Volume III, Issue 5, Page 3

Look for Part Two, coming soon!

In recent adventures to the bone yard, we toured the pine forest surrounding the now-defunct Curboy’s Auto Wrecking in Sturbridge, Massachusetts. In operation for nearly a half century, Curboy’s was like a time capsule. But while most of the cars on display hadn’t been moved for decades, the intense amount of rust assured they’d crumble apart when disturbed. Sure enough, when the yard closed its doors and sold out to a scrap dealer two years ago, a bucket loader was needed as each car broke apart during removal. It was a sad end to a special hoard, but time marches on. Go to the MoparMax Archives and scout the January 2008 issue to see that story, its called Rusty Relics.

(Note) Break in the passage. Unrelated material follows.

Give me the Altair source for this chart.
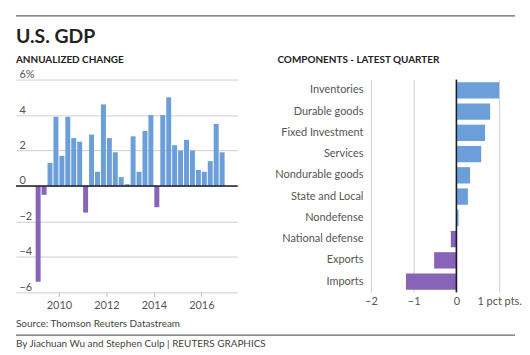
import altair as alt
import pandas as pd

FONT = "Lato"
BLUE = "#6c9fd9"
PURPLE = "#8864b8"
GRID = "#cfcfcf"
ZERO = "#1c1c2c"

# ---- data ----
years = [2009] * 4 + [2010] * 4 + [2011] * 4 + [2012] * 4 + [2013] * 4 + [2014] * 4 + [2015] * 4 + [2016] * 4
quarters = [1, 2, 3, 4] * 8
gdp = [-5.4, -0.5, 1.3, 3.9, 1.7, 3.9, 2.7, 2.5,
       -1.5, 2.9, 0.8, 4.6, 2.7, 1.9, 0.5, 0.1,
       2.8, 0.8, 3.1, 4.0, -1.2, 4.0, 5.0, 2.3,
       2.0, 2.6, 2.0, 0.9, 0.8, 1.4, 3.5, 1.9]

components = ["Inventories", "Durable goods", "Fixed Investment", "Services",
              "Nondurable goods", "State and Local", "Nondefense",
              "National defense", "Exports", "Imports"]
contrib = [1.0, 0.79, 0.67, 0.58, 0.32, 0.27, 0.05, -0.13, -0.52, -1.18]

y_ticks = [-6, -4, -2, 0, 2, 4, 6]
x_years = [2010, 2012, 2014, 2016]
comp_ticks = [-2, -1, 0, 1]

gdp_df = pd.DataFrame({"year": years, "q": quarters, "value": gdp})
gdp_df["t"] = gdp_df["year"] + (gdp_df["q"] - 1) / 4 + 0.125
comp_df = pd.DataFrame({"component": components, "value": contrib})

W1, H1 = 223, 214
W2, H2 = 129, 214


def txt(s, x, y, size, weight="normal", color="#333", align="left"):
    return alt.Chart(pd.DataFrame({"s": [s]})).mark_text(
        font=FONT, fontSize=size, fontWeight=weight, color=color,
        align=align, baseline="alphabetic"
    ).encode(x=alt.value(x), y=alt.value(y), text="s:N")


def hrule(y, x1, x2, color="#666", w=1.2):
    return alt.Chart(pd.DataFrame({"a": [0]})).mark_rule(color=color, strokeWidth=w).encode(
        x=alt.value(x1), x2=alt.value(x2), y=alt.value(y)
    )


color_cond = alt.condition(alt.datum.value < 0, alt.value(PURPLE), alt.value(BLUE))

bars1 = alt.Chart(gdp_df).mark_bar(size=5).encode(
    x=alt.X("t:Q", scale=alt.Scale(domain=[2008.4, 2017.32], nice=False, zero=False),
            axis=alt.Axis(values=x_years, format="d", grid=False, domain=False,
                          ticks=True, tickSize=4, tickColor="#bbbbbb", labelPadding=3,
                          tickCount=10,
                          labelColor="#555", labelFontSize=11, labelFont=FONT, title=None)),
    y=alt.Y("value:Q", scale=alt.Scale(domain=[-6, 6], nice=False),
            axis=alt.Axis(values=y_ticks, tickCount=20, format="d",
                          labelExpr="datum.value == 6 ? '6%' : datum.label",
                          labelAlign="left", labelBaseline="bottom", labelPadding=-3,
                          labelOverlap=False,
                          ticks=False, tickSize=0, domain=False, gridColor=GRID,
                          labelColor="#555", labelFontSize=11, labelFont=FONT, title=None)),
    color=color_cond,
)
zero1 = alt.Chart(pd.DataFrame({"y": [0]})).mark_rule(color=ZERO, strokeWidth=1.6).encode(y="y:Q")

left = alt.layer(
    bars1, zero1,
    hrule(-64, 0, 502),
    txt("U.S. GDP", 0, -37, 19.5, "bold", "#222"),
    txt("ANNUALIZED CHANGE", 0, -17, 10, "bold", "#222"),
    txt("COMPONENTS - LATEST QUARTER", 263, -17, 10, "bold", "#222"),
    txt("Source: Thomson Reuters Datastream", 0, 249, 10, "normal", "#444"),
    hrule(257, 0, 502),
    txt("By Jiachuan Wu and Stephen Culp | REUTERS GRAPHICS", 0, 269, 10, "normal", "#444"),
).properties(width=W1, height=H1)

bars2 = alt.Chart(comp_df).mark_bar().encode(
    y=alt.Y("component:N", sort=components,
            scale=alt.Scale(paddingInner=0.23, paddingOuter=0.12),
            axis=alt.Axis(ticks=False, tickSize=0, domain=False, labelPadding=8,
                          labelColor="#555", labelFontSize=11, labelFont=FONT, title=None)),
    x=alt.X("value:Q", scale=alt.Scale(domain=[-2, 1], nice=False),
            axis=alt.Axis(values=comp_ticks, tickCount=10, format="d",
                          labelExpr="datum.value == 1 ? '1 pct pts.' : datum.label",
                          labelFlush=False, labelOverlap=False, ticks=False, tickSize=0,
                          domain=False, gridColor=GRID,
                          labelPadding=3, labelColor="#555", labelFontSize=11, labelFont=FONT,
                          title=None)),
    color=color_cond,
)
zero2 = alt.Chart(pd.DataFrame({"x": [0]})).mark_rule(color=ZERO, strokeWidth=1.6).encode(x="x:Q")

right = alt.layer(bars2, zero2).properties(width=W2, height=H2)

chart = alt.hconcat(left, right, spacing=134, bounds="flush").properties(
    padding={"left": 7, "top": 6, "right": 0, "bottom": 0}
).configure(background="white").configure_view(strokeWidth=0, stroke="transparent")

chart.save("out.html", embed_options={"renderer": "svg", "actions": False})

This time around, let’s skip a couple thousand miles to the west for a visit to Desert Valley Auto Parts. Located in Phoenix, Arizona, DVAP is well known for its friendly open door policy where you can tour the yard to your heart’s content. If you find something you want – from a door handle to a complete car – just tell the guys at the counter and they’ll get it for you. No, you can’t bring tools or do the wrenching yourself but that’s a small price to pay in this increasing world of zero-access salvage yards.

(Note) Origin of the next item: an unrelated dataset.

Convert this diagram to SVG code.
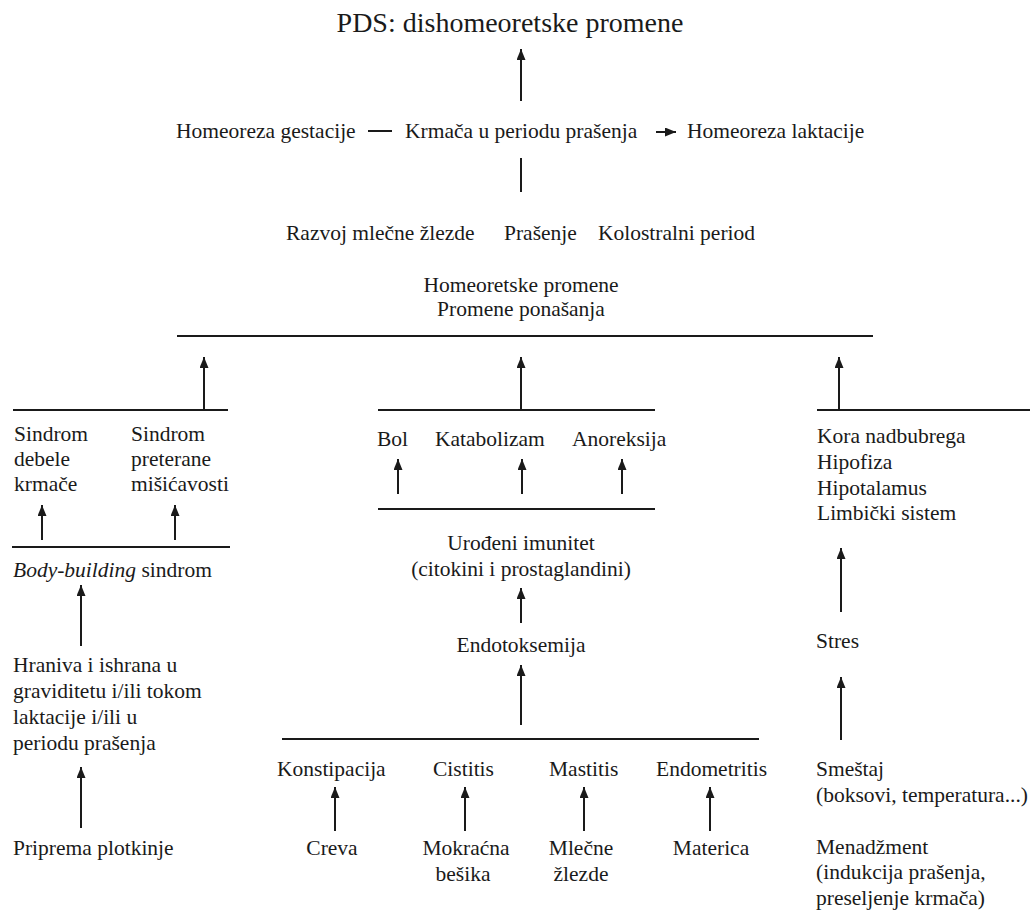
<svg xmlns="http://www.w3.org/2000/svg" width="1031" height="911" viewBox="0 0 1031 911">
<defs>
<marker id="ah" markerUnits="userSpaceOnUse" viewBox="0 0 11 9" refX="11" refY="4.5" markerWidth="11" markerHeight="9" orient="auto">
<path d="M0,0 L11,4.5 L0,9 z" fill="#1a1a1a"/>
</marker>
<style>
text{font-family:"Liberation Serif","Times New Roman",serif;font-size:21.5px;fill:#1a1a1a}
.t{font-size:28px}
.c{text-anchor:middle}
.l{stroke:#1a1a1a;stroke-width:2;fill:none}
.a{stroke:#1a1a1a;stroke-width:2;fill:none;marker-end:url(#ah)}
</style>
</defs>
<rect width="1031" height="911" fill="#fff"/>
<g id="connectors">
<line class="a" x1="521" y1="101" x2="521" y2="49"/>
<line class="l" x1="368" y1="131" x2="392" y2="131"/>
<line class="a" x1="656" y1="132" x2="676" y2="132"/>
<line class="l" x1="521" y1="158" x2="521" y2="192"/>
<line class="l" x1="177" y1="336" x2="873" y2="336"/>
<line class="a" x1="204" y1="410" x2="204" y2="357"/>
<line class="a" x1="521" y1="410" x2="521" y2="357"/>
<line class="a" x1="839" y1="410" x2="839" y2="357"/>
<line class="l" x1="13" y1="410" x2="228" y2="410"/>
<line class="l" x1="378" y1="410" x2="655" y2="410"/>
<line class="l" x1="817" y1="410" x2="1030" y2="410"/>
<line class="a" x1="42" y1="540" x2="42" y2="505"/>
<line class="a" x1="175" y1="540" x2="175" y2="505"/>
<line class="l" x1="12" y1="547" x2="230" y2="547"/>
<line class="a" x1="81" y1="646" x2="81" y2="585"/>
<line class="a" x1="81" y1="828" x2="81" y2="767"/>
<line class="a" x1="398" y1="494" x2="398" y2="459"/>
<line class="a" x1="522" y1="494" x2="522" y2="459"/>
<line class="a" x1="622" y1="494" x2="622" y2="459"/>
<line class="l" x1="378" y1="509" x2="655" y2="509"/>
<line class="a" x1="521" y1="623" x2="521" y2="588"/>
<line class="a" x1="521" y1="725" x2="521" y2="665"/>
<line class="l" x1="282" y1="739" x2="759" y2="739"/>
<line class="a" x1="335" y1="831" x2="335" y2="787"/>
<line class="a" x1="465" y1="831" x2="465" y2="787"/>
<line class="a" x1="584" y1="831" x2="584" y2="787"/>
<line class="a" x1="710" y1="831" x2="710" y2="787"/>
<line class="a" x1="841" y1="612" x2="841" y2="548"/>
<line class="a" x1="841" y1="740" x2="841" y2="677"/>
</g>
<g id="n-title"><text class="t c" x="510" y="32">PDS: dishomeoretske promene</text></g>
<g id="n-hgest"><text x="176" y="138">Homeoreza gestacije</text></g>
<g id="n-krmaca"><text x="405" y="138">Krmača u periodu prašenja</text></g>
<g id="n-hlakt"><text x="687" y="138">Homeoreza laktacije</text></g>
<g id="n-razvoj"><text x="286" y="240">Razvoj mlečne žlezde</text></g>
<g id="n-prasenje"><text x="504" y="240">Prašenje</text></g>
<g id="n-kolostr"><text x="598" y="240">Kolostralni period</text></g>
<g id="n-homeo"><text class="c" x="521" y="292">Homeoretske promene</text><text class="c" x="521" y="316">Promene ponašanja</text></g>
<g id="n-sdk"><text x="14" y="441">Sindrom</text><text x="14" y="466">debele</text><text x="14" y="491">krmače</text></g>
<g id="n-spm"><text x="131" y="441">Sindrom</text><text x="131" y="466">preterane</text><text x="131" y="491">mišićavosti</text></g>
<g id="n-bbs"><text x="13" y="577"><tspan font-style="italic">Body-building</tspan> sindrom</text></g>
<g id="n-hraniva"><text x="13" y="672">Hraniva i ishrana u</text><text x="13" y="698">graviditetu i/ili tokom</text><text x="13" y="724">laktacije i/ili u</text><text x="13" y="750">periodu prašenja</text></g>
<g id="n-priprema"><text x="13" y="855">Priprema plotkinje</text></g>
<g id="n-bol"><text x="377" y="446">Bol</text></g>
<g id="n-kata"><text x="435" y="446">Katabolizam</text></g>
<g id="n-anor"><text x="572" y="446">Anoreksija</text></g>
<g id="n-imun"><text class="c" x="521" y="550">Urođeni imunitet</text><text class="c" x="521" y="576">(citokini i prostaglandini)</text></g>
<g id="n-endotox"><text class="c" x="521" y="652">Endotoksemija</text></g>
<g id="n-konst"><text x="277" y="776">Konstipacija</text></g>
<g id="n-cist"><text x="433" y="776">Cistitis</text></g>
<g id="n-mast"><text x="549" y="776">Mastitis</text></g>
<g id="n-endom"><text x="656" y="776">Endometritis</text></g>
<g id="n-creva"><text class="c" x="332" y="855">Creva</text></g>
<g id="n-mokr"><text class="c" x="466" y="855">Mokraćna</text><text class="c" x="463" y="881">bešika</text></g>
<g id="n-mlecne"><text class="c" x="581" y="855">Mlečne</text><text class="c" x="581" y="881">žlezde</text></g>
<g id="n-materica"><text class="c" x="711" y="855">Materica</text></g>
<g id="n-kora"><text x="817" y="443">Kora nadbubrega</text><text x="817" y="469">Hipofiza</text><text x="817" y="495">Hipotalamus</text><text x="817" y="520">Limbički sistem</text></g>
<g id="n-stres"><text x="816" y="648">Stres</text></g>
<g id="n-smestaj"><text x="816" y="776">Smeštaj</text><text x="816" y="802">(boksovi, temperatura...)</text></g>
<g id="n-menadz"><text x="816" y="854">Menadžment</text><text x="816" y="879">(indukcija prašenja,</text><text x="816" y="905">preseljenje krmača)</text></g>
</svg>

While DVAP features a wide inventory of Dodge, DeSoto, Chrysler and Imperial models, this month, let’s explore the many Plymouths on hand. We’ll get to their stash of other great Mopars next month.

1973 Plymouth Road Runner 340

With traces of its factory applied tape stripe, cartoon bird and Autumn Bronze Metallic paint fading in the Arizona sun, this ’73 Road Runner 340 might still be salvageable. With prices of “prime time” 1968-’71 Road Runners rising each day, the smog era ’72-up cars are a great substitute. Just hide a stroker crank in the block and you’ll never eat coyote dust.

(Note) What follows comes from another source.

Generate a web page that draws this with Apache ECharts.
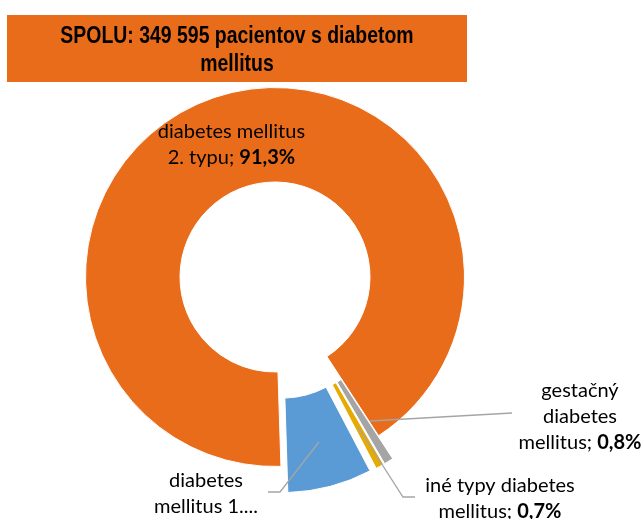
<!DOCTYPE html>
<html>
<head>
<meta charset="utf-8">
<script src="https://cdn.jsdelivr.net/npm/echarts@6/dist/echarts.min.js"></script>
<style>
html,body{margin:0;padding:0;background:#fff;}
#c{width:643px;height:519px;}
</style>
</head>
<body>
<div id="c"></div>
<script>
// --- data ---
const categories = ['diabetes mellitus 2. typu', 'gestačný diabetes mellitus', 'iné typy diabetes mellitus', 'diabetes mellitus 1. typu'];
const values = [91.3, 0.8, 0.7, 7.2];
const labelTexts = ['diabetes mellitus\n2. typu; ', 'gestačný\ndiabetes\nmellitus; ', 'iné typy diabetes\nmellitus; ', 'diabetes\nmellitus 1....'];
const showPct = [true, true, true, false];
const colors = ['#E96C1B', '#A5A5A5', '#E6AA00', '#5B9BD5'];
const exploded = [false, true, true, true];
const titleText = 'SPOLU: 349 595 pacientov s diabetom\nmellitus';

const chart = echarts.init(document.getElementById('c'), null, {renderer: 'canvas'});

function fmtPct(v) { return v.toFixed(1).replace('.', ',') + '%'; }
function labelOf(i) { return labelTexts[i] + (showPct[i] ? '{b|' + fmtPct(values[i]) + '}' : ''); }

const labelFont = 'Lato, Carlito, Calibri, sans-serif';
const labelSize = 20;
const richB = {b: {fontWeight: 'bold', fontFamily: labelFont, fontSize: labelSize, fill: '#000', color: '#000', lineHeight: 26}};

// annotation anchors and leader lines for the small (exploded) slices
const labelPos = [null, [580, 417], [500, 499], [206, 494]];
const leader = [null,
  [[370, 421], [512, 413]],
  [[358, 427], [403, 497], [415, 497]],
  [[319, 442], [280, 492], [268, 492]]
];

const data = categories.map((c, i) => ({
  name: c,
  value: values[i],
  selected: exploded[i],
  itemStyle: {color: colors[i]},
  label: {show: i === 0, position: 'inside', formatter: labelOf(i)},
  labelLine: {show: false}
}));

const graphics = [
  {type: 'rect', shape: {x: 7, y: 15, width: 460, height: 67}, style: {fill: '#E96C1B'}, z: 0},
  {type: 'text', x: 237, y: 50, scaleX: 0.81, style: {
    text: titleText, fill: '#000', align: 'center', verticalAlign: 'middle',
    font: 'bold 24px "Liberation Sans", Arial, sans-serif', lineHeight: 28
  }, z: 1}
];
for (let i = 1; i < categories.length; i++) {
  graphics.push({type: 'polyline', shape: {points: leader[i]}, style: {stroke: '#A5A5A5', lineWidth: 1.3, fill: null}, z: 5});
  graphics.push({type: 'text', x: labelPos[i][0], y: labelPos[i][1], style: {
    text: labelOf(i), fill: '#000', align: 'center', verticalAlign: 'middle',
    font: labelSize + 'px ' + labelFont, lineHeight: 26, rich: richB
  }, z: 5});
}

chart.setOption({
  animation: false,
  graphic: graphics,
  series: [{
    type: 'pie',
    center: [275, 277],
    radius: [95, 189.5],
    startAngle: 271.8,
    clockwise: true,
    selectedMode: 'multiple',
    selectedOffset: 27,
    avoidLabelOverlap: false,
    itemStyle: {borderColor: '#fff', borderWidth: 1},
    emphasis: {disabled: true},
    label: {
      color: '#000',
      fontFamily: labelFont,
      fontSize: labelSize,
      lineHeight: 26,
      align: 'center',
      rich: richB
    },
    labelLayout: function (p) {
      return p.dataIndex === 0 ? {dy: 6} : {};
    },
    data: data
  }]
});
</script>
</body>
</html>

Judging by the loose parts strewn about the interior, we can see this ‘Runner had factory AC, power steering and manual roll-up windows – that’s one of the regulators sitting amid the rubble. A 727 Torqueflite automatic car, the 340 heads - equipped with smaller 1.84 intake valves after the 1971 model year, but still with the big ports – are ripe for picking.